For years I have exclusively used rclone, specifically rclone mount, with Google Drive. I have now added an additional rclone connection for use with Storj. Transfers work just fine and I have it mounted as a volume. The problem is that the mount isn't...refreshing? Not sure how else to say it. The only way I can get it to show new files that have been added is to unmount and remount it.
Run the command 'rclone version' and share the full output of the command.
rclone v1.61.1
os/version: gentoo 2.14 (64 bit)
os/kernel: 5.15.112-gentoo-whatbox (x86_64)
os/type: linux
os/arch: amd64
go/version: go1.19.4
go/linking: static
go/tags: none
Which cloud storage system are you using? (eg Google Drive)
Storj
The command you were trying to run (eg rclone copy /tmp remote:tmp)
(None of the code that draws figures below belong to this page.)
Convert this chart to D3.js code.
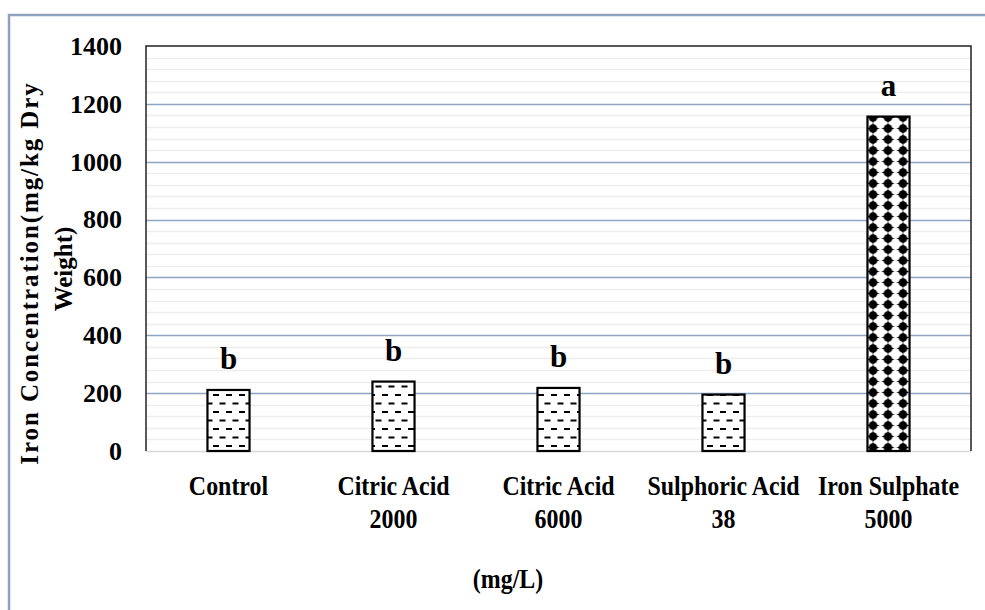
<!DOCTYPE html>
<html>
<head>
<meta charset="utf-8">
<script src="https://cdn.jsdelivr.net/npm/d3@7"></script>
<style>
  body { margin: 0; background: #fff; }
  text { font-family: "Liberation Serif", "Times New Roman", serif; font-weight: bold; fill: #000; }
</style>
</head>
<body>
<div id="chart"></div>
<script>
// data
const categories = ["Control", "Citric Acid 2000", "Citric Acid 6000", "Sulphoric Acid 38", "Iron Sulphate 5000"];
const labelLines = [["Control"], ["Citric Acid", "2000"], ["Citric Acid", "6000"], ["Sulphoric Acid", "38"], ["Iron Sulphate", "5000"]];
const values = [211, 240, 218, 195, 1156];
const letters = ["b", "b", "b", "b", "a"];
const patterns = ["dash", "dash", "dash", "dash", "dots"];
const yTicks = [0, 200, 400, 600, 800, 1000, 1200, 1400];

let options = {
  width: 985,
  height: 610,
  margins: { top: 46, right: 14, bottom: 159, left: 146 }
}

let svg = d3.select("#chart")
            .append("svg")
            .attr("width", options.width)
            .attr("height", options.height);

let defs = svg.append("defs");

// dashed pattern for the first four bars
let dash = defs.append("pattern")
               .attr("id", "dash")
               .attr("patternUnits", "userSpaceOnUse")
               .attr("width", 13)
               .attr("height", 17)
               .attr("x", 4)
               .attr("y", 0);
dash.append("rect").attr("width", 13).attr("height", 17).attr("fill", "#fff");
dash.append("rect").attr("x", 1).attr("y", 3).attr("width", 6).attr("height", 2).attr("fill", "#000");
dash.append("rect").attr("x", 7.5).attr("y", 11.5).attr("width", 6).attr("height", 2).attr("fill", "#000");
dash.append("rect").attr("x", -5.5).attr("y", 11.5).attr("width", 6).attr("height", 2).attr("fill", "#000");

// dotted pattern for the iron sulphate bar
let dots = defs.append("pattern")
               .attr("id", "dots")
               .attr("patternUnits", "userSpaceOnUse")
               .attr("width", 15)
               .attr("height", 11)
               .attr("x", 10.5)
               .attr("y", 2);
dots.append("rect").attr("width", 15).attr("height", 11).attr("fill", "#fff");
dots.append("circle").attr("cx", 7.5).attr("cy", 5.5).attr("r", 4.3).attr("fill", "#000");
dots.append("path").attr("d", "M7.5,-0.6 L9.6,5.5 L7.5,11.6 L5.4,5.5 Z").attr("fill", "#000");
dots.append("path").attr("d", "M0.8,5.5 L7.5,3.4 L14.2,5.5 L7.5,7.6 Z").attr("fill", "#000");

let plotLeft = options.margins.left;
let plotRight = options.width - options.margins.right;
let plotTop = options.margins.top;
let plotBottom = options.height - options.margins.bottom;

let xScale = d3.scaleBand()
               .domain(categories)
               .range([plotLeft, plotRight])
               .paddingInner(0.745)
               .paddingOuter(0.3725);

let yScale = d3.scaleLinear()
               .domain([0, 1400])
               .range([plotBottom, plotTop]);

// outer frame
svg.append("path")
   .attr("d", `M9,${options.height} L9,15 L${options.width},15`)
   .attr("fill", "none")
   .attr("stroke", "#8ea3bf")
   .attr("stroke-width", 2.5);

// minor gridlines
svg.append("g")
   .selectAll("line")
   .data(d3.range(40, 1400, 40).filter(v => v % 200 !== 0))
   .enter()
   .append("line")
   .attr("x1", plotLeft).attr("x2", plotRight)
   .attr("y1", d => Math.round(yScale(d)) + 0.5)
   .attr("y2", d => Math.round(yScale(d)) + 0.5)
   .attr("stroke", "#ededed")
   .attr("stroke-width", 1.5);

// major gridlines
svg.append("g")
   .selectAll("line")
   .data(yTicks.filter(v => v > 0 && v < 1400))
   .enter()
   .append("line")
   .attr("x1", plotLeft).attr("x2", plotRight)
   .attr("y1", d => Math.round(yScale(d)) + 0.5)
   .attr("y2", d => Math.round(yScale(d)) + 0.5)
   .attr("stroke", "#8fa5c2")
   .attr("stroke-width", 1.5);

// baseline
svg.append("line")
   .attr("x1", plotLeft).attr("x2", plotRight)
   .attr("y1", yScale(0) + 0.5).attr("y2", yScale(0) + 0.5)
   .attr("stroke", "#d9d9d9")
   .attr("stroke-width", 1.5);

// plot frame (top, left, right)
svg.append("path")
   .attr("d", `M${plotLeft},${plotBottom} L${plotLeft},${plotTop} L${plotRight},${plotTop} L${plotRight},${plotBottom}`)
   .attr("fill", "none")
   .attr("stroke", "#222")
   .attr("stroke-width", 1.5);

// y axis
let yAxis = svg.append("g")
               .attr("transform", `translate(${plotLeft},0)`)
               .call(d3.axisLeft(yScale).tickValues(yTicks).tickSize(0).tickPadding(24).tickFormat(d3.format("d")));
yAxis.select(".domain").remove();
yAxis.selectAll("text")
     .attr("font-family", "Liberation Serif")
     .attr("font-weight", "bold")
     .style("font-size", "26px")
     .attr("fill", "#000");

// bars
svg.selectAll(".bar")
   .data(values)
   .enter()
   .append("rect")
   .attr("class", "bar")
   .attr("x", (d, i) => xScale(categories[i]))
   .attr("y", d => yScale(d))
   .attr("width", xScale.bandwidth())
   .attr("height", d => yScale(0) - yScale(d))
   .attr("fill", (d, i) => `url(#${patterns[i]})`)
   .attr("stroke", "#000")
   .attr("stroke-width", 2.2);

// significance letters
svg.selectAll(".letter")
   .data(values)
   .enter()
   .append("text")
   .attr("class", "letter")
   .attr("x", (d, i) => xScale(categories[i]) + xScale.bandwidth() / 2)
   .attr("y", d => yScale(d) - 21)
   .attr("text-anchor", "middle")
   .style("font-size", "31px")
   .text((d, i) => letters[i]);

// x category labels
let xLabels = svg.selectAll(".xlabel")
                 .data(labelLines)
                 .enter()
                 .append("g")
                 .attr("class", "xlabel")
                 .attr("transform", (d, i) => `translate(${xScale(categories[i]) + xScale.bandwidth() / 2},495) scale(0.92,1.05)`);
xLabels.selectAll("text")
       .data(d => d)
       .enter()
       .append("text")
       .attr("y", (d, j) => j * 31.5)
       .attr("text-anchor", "middle")
       .style("font-size", "26px")
       .text(d => d);

// x axis title
svg.append("text")
   .attr("transform", "translate(508,588) scale(0.92,1.05)")
   .attr("text-anchor", "middle")
   .style("font-size", "26px")
   .text("(mg/L)");

// y axis title
svg.append("text")
   .attr("transform", "translate(38,273) rotate(-90)")
   .attr("text-anchor", "middle")
   .style("font-size", "25px")
   .style("letter-spacing", "1.9px")
   .text("Iron Concentration(mg/kg Dry");
svg.append("text")
   .attr("transform", "translate(72,269) rotate(-90)")
   .attr("text-anchor", "middle")
   .style("font-size", "25px")
   .text("Weight)");
</script>
</body>
</html>
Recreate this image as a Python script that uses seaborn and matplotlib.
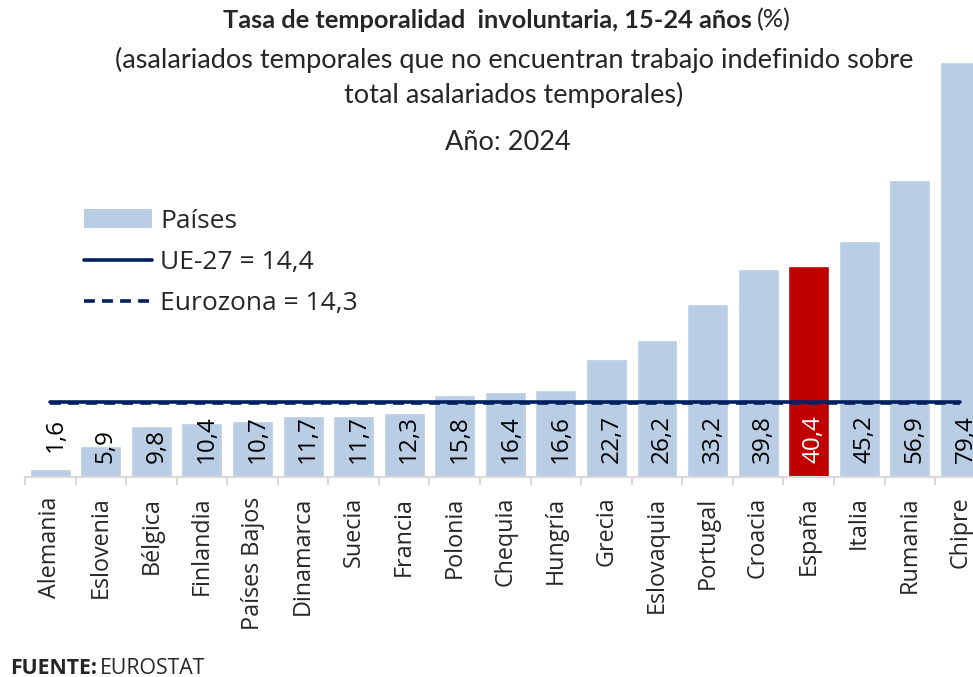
import matplotlib
matplotlib.use('Agg')
import matplotlib.pyplot as plt
from matplotlib.patches import Patch
from matplotlib.lines import Line2D
import seaborn as sns
import pandas as pd

#---------------------------------------------------------
paises=['Alemania', 'Eslovenia', 'Bélgica', 'Finlandia', 'Países Bajos', 'Dinamarca',
	'Suecia', 'Francia', 'Polonia', 'Chequia', 'Hungría', 'Grecia', 'Eslovaquia',
	'Portugal', 'Croacia', 'España', 'Italia', 'Rumania', 'Chipre']
valores=[1.6, 5.9, 9.8, 10.4, 10.7, 11.7, 11.7, 12.3, 15.8, 16.4, 16.6, 22.7, 26.2,
	33.2, 39.8, 40.4, 45.2, 56.9, 79.4]
ue27=14.4
eurozona=14.3
destacado='España'

c_bar='#B9CDE5'
c_esp='#C00000'
c_line='#002060'
c_axis='#D9D9D9'
f_lbl='Open Sans'
f_tit='Lato'

#--------------------------------------------------------
df=pd.DataFrame({'pais': paises, 'valor': valores})
pal={p: (c_esp if p==destacado else c_bar) for p in paises}

sns.set_style('white')
plt.rcParams['font.family']=[f_lbl, 'DejaVu Sans']

fig=plt.figure(figsize=(9.73, 6.77), dpi=100)
ax=fig.add_axes([25/973, 1-477.3/677, 19*50.56/973, 80*5.23/677])

sns.barplot(x='pais', y='valor', hue='pais', data=df, palette=pal, legend=False,
	width=0.81, saturation=1, ax=ax, zorder=2)

#reference lines
xs=list(range(len(paises)))
ax.plot(xs, [ue27]*len(xs), color=c_line, lw=2.6, solid_capstyle='round', zorder=3)
ax.plot(xs, [eurozona]*len(xs), color=c_line, lw=2.6, ls=(0, (3, 2)), zorder=3)

#value labels
for i, v in enumerate(valores):
	y=v+3.2 if v<5 else 2.8
	col='white' if paises[i]==destacado else 'black'
	ax.text(i+0.1, y, f'{v:.1f}'.replace('.', ','), rotation=90, ha='center', va='bottom',
		fontsize=17.5, color=col, family=f_lbl, zorder=4)

#axes
ax.set_xlim(-0.5, len(paises)-0.5)
ax.set_ylim(0, 80)
ax.set_xlabel('')
ax.set_ylabel('')
ax.set_yticks([])
for s in ['top', 'right', 'left']:
	ax.spines[s].set_visible(False)
ax.spines['bottom'].set_color(c_axis)
ax.spines['bottom'].set_linewidth(1.5)
ax.set_xticks(xs)
ax.set_xticklabels(paises, rotation=90, fontsize=16.8, family=f_lbl)
ax.set_xticks([i-0.5 for i in range(len(paises)+1)], minor=True)
ax.tick_params(axis='x', which='major', length=0, pad=14)
ax.tick_params(axis='x', which='minor', length=6, width=1.5, color=c_axis, bottom=True)

#legend
hdl=[Patch(facecolor=c_bar, edgecolor='none'),
	Line2D([], [], color=c_line, lw=2.6),
	Line2D([], [], color=c_line, lw=2.6, ls=(0, (3, 2)))]
lbl=['Países', f'UE-27 = {ue27:.1f}'.replace('.', ','), f'Eurozona = {eurozona:.1f}'.replace('.', ',')]
fig.legend(hdl, lbl, loc='upper left', bbox_to_anchor=(60/973, 1-185/677), frameon=False,
	handlelength=2.6, handleheight=0.7, handletextpad=0.3, labelspacing=0.62,
	prop={'family': f_lbl, 'size': 19})

#titles
fig.text(752/973, 1-20/677, 'Tasa de temporalidad  involuntaria, 15-24 años', ha='right', va='center',
	fontsize=18.3, weight='bold', family=f_tit)
fig.text(757/973, 1-20/677, '(%)', ha='left', va='center', fontsize=18.3, family=f_tit)
fig.text(514/973, 1-60/677, '(asalariados temporales que no encuentran trabajo indefinido sobre',
	ha='center', va='center', fontsize=19.5, family=f_tit)
fig.text(514/973, 1-95/677, 'total asalariados temporales)', ha='center', va='center',
	fontsize=19.5, family=f_tit)
fig.text(508/973, 1-142/677, 'Año: 2024', ha='center', va='center', fontsize=19.5, family=f_tit)

#source
fig.text(10/973, 1-668/677, 'FUENTE:', ha='left', va='center', fontsize=15.3, weight='bold', family=f_lbl)
fig.text(100/973, 1-668/677, 'EUROSTAT', ha='left', va='center', fontsize=15.3, family=f_lbl)

plt.savefig('out.png', dpi=100)
plt.close()
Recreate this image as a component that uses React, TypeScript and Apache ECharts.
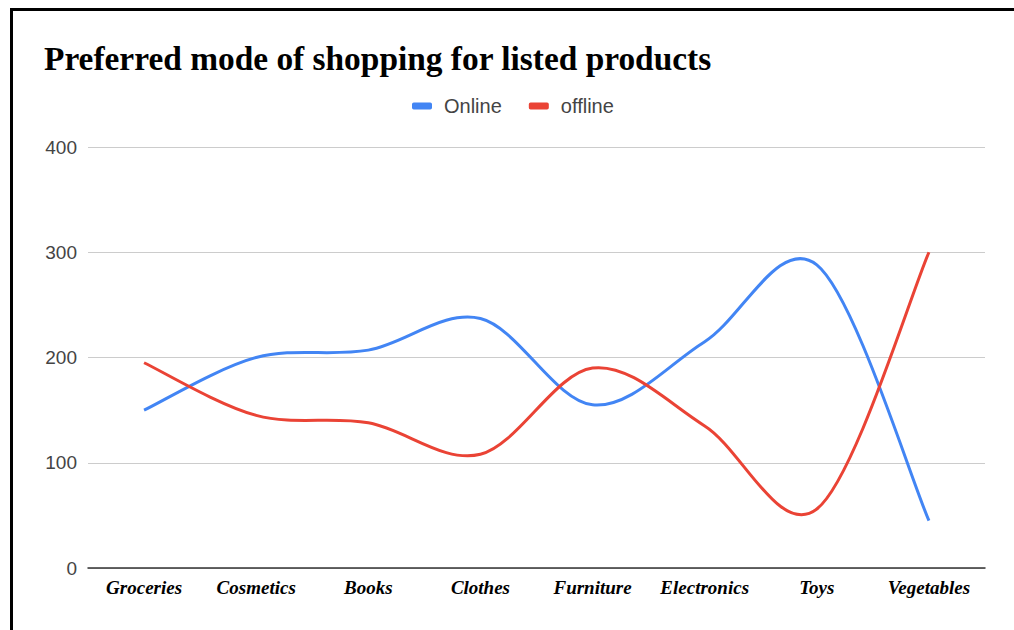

screen -dm rclone mount --buffer-size=32M --dir-cache-time=84h --vfs-cache-mode=minimal --vfs-cache-max-age=6h storj:media ~/storjmount/
Please run 'rclone config redacted' and share the full output. If you get command not found, please make sure to update rclone.
I get the output of help info about available commands and flags. I cannot update rlcone myself, as that is managed by my seedbox.
A log from the command that you were trying to run with the -vv flag
For reasons I do not understand...adding -vv to my mount command does not generate a log file. I'm sorry.
Hmm..I had wondered if it was just taking longer, but the last file that was added still wasn't showing up via the mount about 3 hours later. I had to unmount/remount for it to show up.
Editing to add that it was actually much longer than 3 hours. It looks like the file was added to Storj at 12:21am and as of about 10:00am it still wasn't appearing via the mount until I refreshed it.
I use cron to automate transfers from my seedbox to cloud storage on a schedule. In theory, could I do the same with the command you provided to force a refresh in the background without me even needing to think about it?
For unknown reasons, when I add the -vv flag to my mount command it isn't generating a log file. The last log file I had in that directory was from April. I deleted it and tried again, but still nothing.
I've found that the unfortunate truth for me is that rclone works perfectly for many, many months. So...then when I need to fix something or charge something...I've long since forgotten what I had learned about how to use it. Haha. I try to keep notes however.
For best experience I would use mount command like this:
screen -dm rclone mount --vfs-cache-mode=full --vfs-cache-max-size 1G remote: ~/mount/
--vfs-cache-max-size - set this to amount of disk space you are happy to use for cache
Maybe also add --vfs-cache-max-age=9999h - at the end if something is already in cache no point to evict it unless no space (which will happen automatically)
And my usual comment - update to the latest version (1.64). Every new version brings tones of improvements and fixes.